[NLA] Information: Revised Omnibus Literacy Legislation Concept Paper Available

gdemetrion gdemetrion at msn.com
Tue Dec 11 20:26:07 EST 2001


----- Original Message -----
From: "Jon Randall" <fedstrategics at home.com>
To: "'NLA listserv'" <nla at lists.literacytent.org>
Sent: Monday, December 10, 2001 1:33 PM
Subject: [NLA] Information: Revised Omnibus Literacy Legislation Concept
Paper Available


> At www.natcoalitionliteracy.org you can take a look at the latest version
of
> the Omnibus Literacy Legislation concept paper developed by the National
> Coalition for Literacy. To get to it, click on "Policy and Legislation" on
> the home page, then on "Commitment Three," and then on "Omnibus Literacy
> Legislation."

Jon:

Allow me to quote one paragraph in particular of the concept paper that
favorably caught my attention:

"Learners must be engaged in an on/going goal setting/updating process that
gives both the learner and the provider a clear vision of each learner's
expected outcomes [even if these emerge rather than are planned from the
getgo, GD].  Curriculum should reflect the real life needs of learners in
work, family, and community contexts.  Assessment tools must be based upon
the curriculum [not the other way around!, GD] and quickly and accurately
indicate initial needs and subsequent learning gains.  Standardized tests
are not always the most appropriate assessment instrument, especially not
for the lowest level learners [a collective A-men is heard across the land
of literacy, particularly in Sioux Falls].  federal and State adult
education agencies must develop and utilize reliable instruments that assess
learning gains in a real-life context.  programs must employ evaluation
designs that reveal how well various program components contribute to
learners meeting their goals.  programs should provide students with
credentials that clearly indicate learner accomplishment and eligibility for
further education, training or employment" (p. 12).

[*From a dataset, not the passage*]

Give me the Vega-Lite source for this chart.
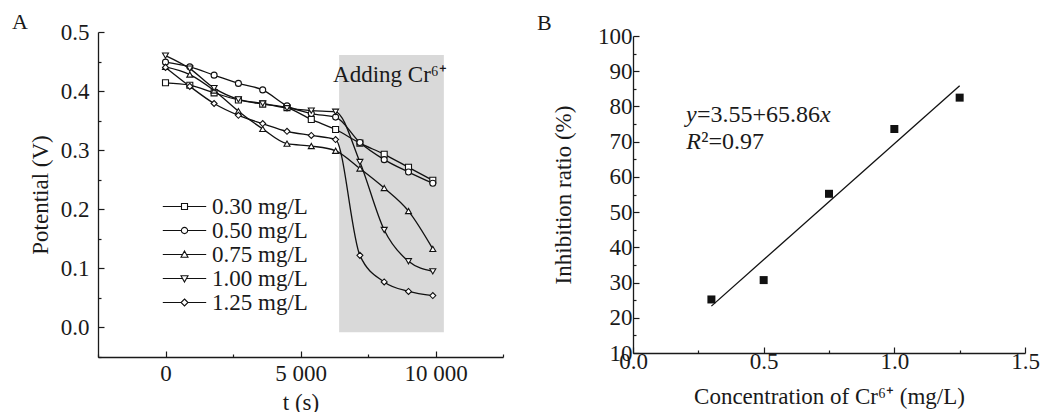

Among much else, this is a call for equal billing for the diversity of
programming that characterizes the field--community-based literacy/ESOL
programs of various types along with state-mandated ABE/GED programs, and
highly specialized workplace and family literacy programs.

Whatever differences there are within the field (and those differences are
important), perhaps there's some broad agreement on that passage?  And also,
at least with much of what is in An Action Agenda, including the concept
paper--that is, being something to work with that helps to  facilitate a
process of field development.

I still have certain reservations about the "return on investment" metaphor
that characterizes a good portion of the concept paper, but I think there's
room for the evolution of the Action Agenda process, depending upon which
constituents become involved with it and the effects of such organization on
moving an enlightened agenda for literacy forward.  There's a lot of
short-term work that needs to be done.

For the longer term, as stated in previous posts, I would want to press EFF
to flesh out the public philosophy implicit in its framework of the active
citizen engaged in lifelong learning in the process both of
self-reconstruction and reconstructing the mediating institutions of the
workplace, family, and community in strengthening the chords of the social
and political institutions and cultures of our national life.  I believe
that is what VALUE is up to at its finest.  I believe also, this is what the
new Lit.Org merger between LLA and LVA can and should be about at its
finest--strengthening lives and strengthening communities and thereby making
a vital contribution to the public good.  And this, after all, is what EFF
is all about.  The next logical step is to flesh out and articulate this
public philosophy and make it the mothership of our field.

There is a lot of potential for a reconstructed vision of the AELS in the
United States.  We see the energies resident in VALUE, with the dynamism
inherent in the emerging Lit.Org, and in the work of EFF, in An Action
Agenda, and also on the listservs.  The energy is there, but needs to be
more fully channeled through a paradigmatic vision, which links adult
literacy to the public good and can provide 1001 reasons why it is so.  I
suggest that the "return on investment" metaphor needs to be subsumed within
a broader social, cultural political, and educational vision that is
*already enacted* in VALUE, the emerging Lit.Org., An Action Agenda, EFF,
and the lists and that NIFL is the vessel to bring mothership to port.